> **WHAT TO WORK ON**: Reproduce the data below in full and exclude every picture.

> **GIVEN MATERIAL**:
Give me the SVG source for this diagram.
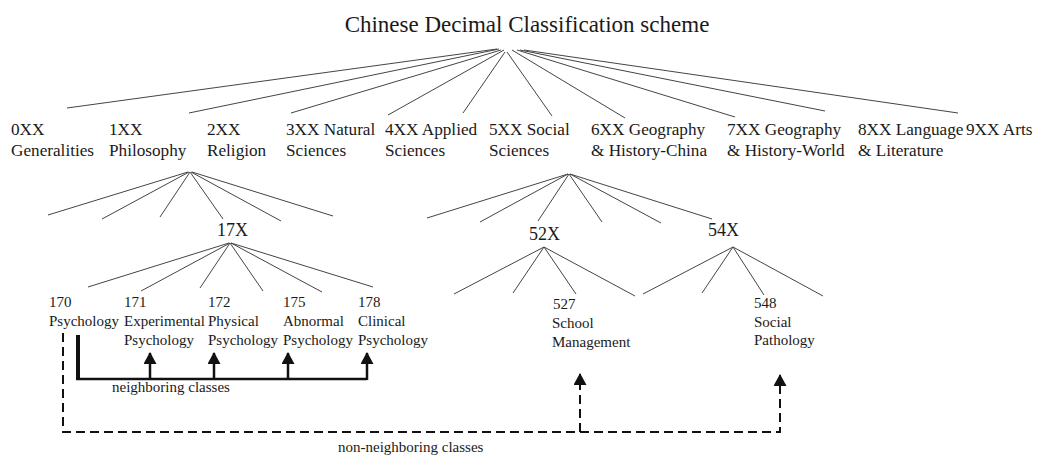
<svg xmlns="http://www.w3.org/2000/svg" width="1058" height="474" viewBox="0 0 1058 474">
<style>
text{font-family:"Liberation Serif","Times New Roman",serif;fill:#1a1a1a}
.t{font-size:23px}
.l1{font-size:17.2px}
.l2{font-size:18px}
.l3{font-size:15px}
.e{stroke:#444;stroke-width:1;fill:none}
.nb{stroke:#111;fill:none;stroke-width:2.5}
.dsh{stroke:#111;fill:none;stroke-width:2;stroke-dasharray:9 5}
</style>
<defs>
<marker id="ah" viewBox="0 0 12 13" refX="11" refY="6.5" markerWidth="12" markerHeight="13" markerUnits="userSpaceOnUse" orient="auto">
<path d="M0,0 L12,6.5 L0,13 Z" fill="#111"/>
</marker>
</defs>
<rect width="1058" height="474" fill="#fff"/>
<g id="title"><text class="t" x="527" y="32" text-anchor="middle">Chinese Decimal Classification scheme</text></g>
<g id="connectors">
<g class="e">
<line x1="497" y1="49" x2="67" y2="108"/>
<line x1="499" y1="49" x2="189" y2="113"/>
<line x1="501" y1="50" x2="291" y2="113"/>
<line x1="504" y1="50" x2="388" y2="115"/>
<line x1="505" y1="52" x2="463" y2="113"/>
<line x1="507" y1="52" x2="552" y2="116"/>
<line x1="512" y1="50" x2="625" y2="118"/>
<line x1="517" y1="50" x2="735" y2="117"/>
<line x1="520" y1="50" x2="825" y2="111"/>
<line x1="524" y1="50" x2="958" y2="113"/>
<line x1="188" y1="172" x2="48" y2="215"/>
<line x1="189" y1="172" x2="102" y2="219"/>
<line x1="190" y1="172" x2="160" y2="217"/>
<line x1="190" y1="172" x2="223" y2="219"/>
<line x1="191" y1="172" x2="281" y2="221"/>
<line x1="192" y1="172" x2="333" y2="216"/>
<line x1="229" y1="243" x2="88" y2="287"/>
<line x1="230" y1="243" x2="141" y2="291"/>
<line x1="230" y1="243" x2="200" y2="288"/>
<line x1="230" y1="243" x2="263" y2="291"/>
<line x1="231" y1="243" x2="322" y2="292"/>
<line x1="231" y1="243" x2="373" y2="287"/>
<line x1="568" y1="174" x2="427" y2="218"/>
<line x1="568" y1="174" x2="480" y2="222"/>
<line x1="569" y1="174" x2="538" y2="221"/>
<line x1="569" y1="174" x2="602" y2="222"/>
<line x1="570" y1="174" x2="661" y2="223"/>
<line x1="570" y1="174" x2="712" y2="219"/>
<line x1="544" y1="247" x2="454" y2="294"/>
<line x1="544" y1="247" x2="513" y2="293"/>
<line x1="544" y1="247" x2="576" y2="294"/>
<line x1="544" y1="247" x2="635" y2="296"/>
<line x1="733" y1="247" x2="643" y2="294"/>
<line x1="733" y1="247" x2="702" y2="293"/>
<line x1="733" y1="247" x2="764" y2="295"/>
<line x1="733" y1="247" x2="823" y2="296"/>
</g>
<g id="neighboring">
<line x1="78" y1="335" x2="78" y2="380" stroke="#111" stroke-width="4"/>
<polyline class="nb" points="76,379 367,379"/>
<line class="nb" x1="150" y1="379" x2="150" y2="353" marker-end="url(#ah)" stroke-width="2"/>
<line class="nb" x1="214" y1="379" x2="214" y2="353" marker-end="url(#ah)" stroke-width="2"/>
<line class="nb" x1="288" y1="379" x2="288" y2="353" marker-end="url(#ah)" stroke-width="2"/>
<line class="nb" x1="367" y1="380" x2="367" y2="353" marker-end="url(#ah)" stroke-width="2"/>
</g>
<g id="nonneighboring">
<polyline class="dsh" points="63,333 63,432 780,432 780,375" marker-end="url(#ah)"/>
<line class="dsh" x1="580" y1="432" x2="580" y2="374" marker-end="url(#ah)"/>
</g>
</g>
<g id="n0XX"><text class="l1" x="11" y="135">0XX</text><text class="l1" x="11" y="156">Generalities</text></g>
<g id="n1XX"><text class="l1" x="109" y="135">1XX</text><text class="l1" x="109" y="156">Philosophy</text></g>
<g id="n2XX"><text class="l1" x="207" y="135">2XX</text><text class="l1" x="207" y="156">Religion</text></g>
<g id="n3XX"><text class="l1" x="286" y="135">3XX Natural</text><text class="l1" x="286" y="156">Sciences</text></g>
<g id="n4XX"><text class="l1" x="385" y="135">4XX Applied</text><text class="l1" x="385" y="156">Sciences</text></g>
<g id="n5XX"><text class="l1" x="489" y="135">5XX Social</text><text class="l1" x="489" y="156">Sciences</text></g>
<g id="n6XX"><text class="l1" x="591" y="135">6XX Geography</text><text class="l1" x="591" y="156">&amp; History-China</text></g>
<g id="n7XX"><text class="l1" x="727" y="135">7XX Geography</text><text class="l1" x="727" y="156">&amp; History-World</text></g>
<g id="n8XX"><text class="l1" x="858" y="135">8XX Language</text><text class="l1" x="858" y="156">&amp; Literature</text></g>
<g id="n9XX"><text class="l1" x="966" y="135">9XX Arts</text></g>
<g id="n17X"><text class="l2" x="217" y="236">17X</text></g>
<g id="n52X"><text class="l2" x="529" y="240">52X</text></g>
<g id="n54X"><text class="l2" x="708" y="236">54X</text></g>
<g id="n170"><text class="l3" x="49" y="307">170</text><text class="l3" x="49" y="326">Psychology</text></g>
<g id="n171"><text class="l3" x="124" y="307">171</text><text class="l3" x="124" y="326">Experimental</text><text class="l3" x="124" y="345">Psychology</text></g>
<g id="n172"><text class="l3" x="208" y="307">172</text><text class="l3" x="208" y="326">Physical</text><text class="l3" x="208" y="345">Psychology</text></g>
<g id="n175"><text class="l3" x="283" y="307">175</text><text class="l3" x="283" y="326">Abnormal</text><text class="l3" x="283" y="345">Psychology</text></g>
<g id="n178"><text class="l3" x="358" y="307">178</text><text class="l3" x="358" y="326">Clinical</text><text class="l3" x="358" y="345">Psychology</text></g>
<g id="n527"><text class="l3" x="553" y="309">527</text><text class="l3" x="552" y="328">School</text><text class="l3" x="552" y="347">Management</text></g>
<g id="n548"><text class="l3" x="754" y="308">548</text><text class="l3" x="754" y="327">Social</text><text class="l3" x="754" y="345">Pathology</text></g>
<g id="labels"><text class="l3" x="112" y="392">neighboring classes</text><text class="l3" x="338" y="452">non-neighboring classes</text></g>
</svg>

> **PROBLEM SOLUTION**:
Give me the SVG source for this diagram.
<svg xmlns="http://www.w3.org/2000/svg" width="1058" height="474" viewBox="0 0 1058 474">
<style>
text{font-family:"Liberation Serif","Times New Roman",serif;fill:#1a1a1a}
.t{font-size:23px}
.l1{font-size:17.2px}
.l2{font-size:18px}
.l3{font-size:15px}
.e{stroke:#444;stroke-width:1;fill:none}
.nb{stroke:#111;fill:none;stroke-width:2.5}
.dsh{stroke:#111;fill:none;stroke-width:2;stroke-dasharray:9 5}
</style>
<defs>
<marker id="ah" viewBox="0 0 12 13" refX="11" refY="6.5" markerWidth="12" markerHeight="13" markerUnits="userSpaceOnUse" orient="auto">
<path d="M0,0 L12,6.5 L0,13 Z" fill="#111"/>
</marker>
</defs>
<rect width="1058" height="474" fill="#fff"/>
<g id="title"><text class="t" x="527" y="32" text-anchor="middle">Chinese Decimal Classification scheme</text></g>
<g id="connectors">
<g class="e">
<line x1="497" y1="49" x2="67" y2="108"/>
<line x1="499" y1="49" x2="189" y2="113"/>
<line x1="501" y1="50" x2="291" y2="113"/>
<line x1="504" y1="50" x2="388" y2="115"/>
<line x1="505" y1="52" x2="463" y2="113"/>
<line x1="507" y1="52" x2="552" y2="116"/>
<line x1="512" y1="50" x2="625" y2="118"/>
<line x1="517" y1="50" x2="735" y2="117"/>
<line x1="520" y1="50" x2="825" y2="111"/>
<line x1="524" y1="50" x2="958" y2="113"/>
<line x1="188" y1="172" x2="48" y2="215"/>
<line x1="189" y1="172" x2="102" y2="219"/>
<line x1="190" y1="172" x2="160" y2="217"/>
<line x1="190" y1="172" x2="223" y2="219"/>
<line x1="191" y1="172" x2="281" y2="221"/>
<line x1="192" y1="172" x2="333" y2="216"/>
<line x1="229" y1="243" x2="88" y2="287"/>
<line x1="230" y1="243" x2="141" y2="291"/>
<line x1="230" y1="243" x2="200" y2="288"/>
<line x1="230" y1="243" x2="263" y2="291"/>
<line x1="231" y1="243" x2="322" y2="292"/>
<line x1="231" y1="243" x2="373" y2="287"/>
<line x1="568" y1="174" x2="427" y2="218"/>
<line x1="568" y1="174" x2="480" y2="222"/>
<line x1="569" y1="174" x2="538" y2="221"/>
<line x1="569" y1="174" x2="602" y2="222"/>
<line x1="570" y1="174" x2="661" y2="223"/>
<line x1="570" y1="174" x2="712" y2="219"/>
<line x1="544" y1="247" x2="454" y2="294"/>
<line x1="544" y1="247" x2="513" y2="293"/>
<line x1="544" y1="247" x2="576" y2="294"/>
<line x1="544" y1="247" x2="635" y2="296"/>
<line x1="733" y1="247" x2="643" y2="294"/>
<line x1="733" y1="247" x2="702" y2="293"/>
<line x1="733" y1="247" x2="764" y2="295"/>
<line x1="733" y1="247" x2="823" y2="296"/>
</g>
<g id="neighboring">
<line x1="78" y1="335" x2="78" y2="380" stroke="#111" stroke-width="4"/>
<polyline class="nb" points="76,379 367,379"/>
<line class="nb" x1="150" y1="379" x2="150" y2="353" marker-end="url(#ah)" stroke-width="2"/>
<line class="nb" x1="214" y1="379" x2="214" y2="353" marker-end="url(#ah)" stroke-width="2"/>
<line class="nb" x1="288" y1="379" x2="288" y2="353" marker-end="url(#ah)" stroke-width="2"/>
<line class="nb" x1="367" y1="380" x2="367" y2="353" marker-end="url(#ah)" stroke-width="2"/>
</g>
<g id="nonneighboring">
<polyline class="dsh" points="63,333 63,432 780,432 780,375" marker-end="url(#ah)"/>
<line class="dsh" x1="580" y1="432" x2="580" y2="374" marker-end="url(#ah)"/>
</g>
</g>
<g id="n0XX"><text class="l1" x="11" y="135">0XX</text><text class="l1" x="11" y="156">Generalities</text></g>
<g id="n1XX"><text class="l1" x="109" y="135">1XX</text><text class="l1" x="109" y="156">Philosophy</text></g>
<g id="n2XX"><text class="l1" x="207" y="135">2XX</text><text class="l1" x="207" y="156">Religion</text></g>
<g id="n3XX"><text class="l1" x="286" y="135">3XX Natural</text><text class="l1" x="286" y="156">Sciences</text></g>
<g id="n4XX"><text class="l1" x="385" y="135">4XX Applied</text><text class="l1" x="385" y="156">Sciences</text></g>
<g id="n5XX"><text class="l1" x="489" y="135">5XX Social</text><text class="l1" x="489" y="156">Sciences</text></g>
<g id="n6XX"><text class="l1" x="591" y="135">6XX Geography</text><text class="l1" x="591" y="156">&amp; History-China</text></g>
<g id="n7XX"><text class="l1" x="727" y="135">7XX Geography</text><text class="l1" x="727" y="156">&amp; History-World</text></g>
<g id="n8XX"><text class="l1" x="858" y="135">8XX Language</text><text class="l1" x="858" y="156">&amp; Literature</text></g>
<g id="n9XX"><text class="l1" x="966" y="135">9XX Arts</text></g>
<g id="n17X"><text class="l2" x="217" y="236">17X</text></g>
<g id="n52X"><text class="l2" x="529" y="240">52X</text></g>
<g id="n54X"><text class="l2" x="708" y="236">54X</text></g>
<g id="n170"><text class="l3" x="49" y="307">170</text><text class="l3" x="49" y="326">Psychology</text></g>
<g id="n171"><text class="l3" x="124" y="307">171</text><text class="l3" x="124" y="326">Experimental</text><text class="l3" x="124" y="345">Psychology</text></g>
<g id="n172"><text class="l3" x="208" y="307">172</text><text class="l3" x="208" y="326">Physical</text><text class="l3" x="208" y="345">Psychology</text></g>
<g id="n175"><text class="l3" x="283" y="307">175</text><text class="l3" x="283" y="326">Abnormal</text><text class="l3" x="283" y="345">Psychology</text></g>
<g id="n178"><text class="l3" x="358" y="307">178</text><text class="l3" x="358" y="326">Clinical</text><text class="l3" x="358" y="345">Psychology</text></g>
<g id="n527"><text class="l3" x="553" y="309">527</text><text class="l3" x="552" y="328">School</text><text class="l3" x="552" y="347">Management</text></g>
<g id="n548"><text class="l3" x="754" y="308">548</text><text class="l3" x="754" y="327">Social</text><text class="l3" x="754" y="345">Pathology</text></g>
<g id="labels"><text class="l3" x="112" y="392">neighboring classes</text><text class="l3" x="338" y="452">non-neighboring classes</text></g>
</svg>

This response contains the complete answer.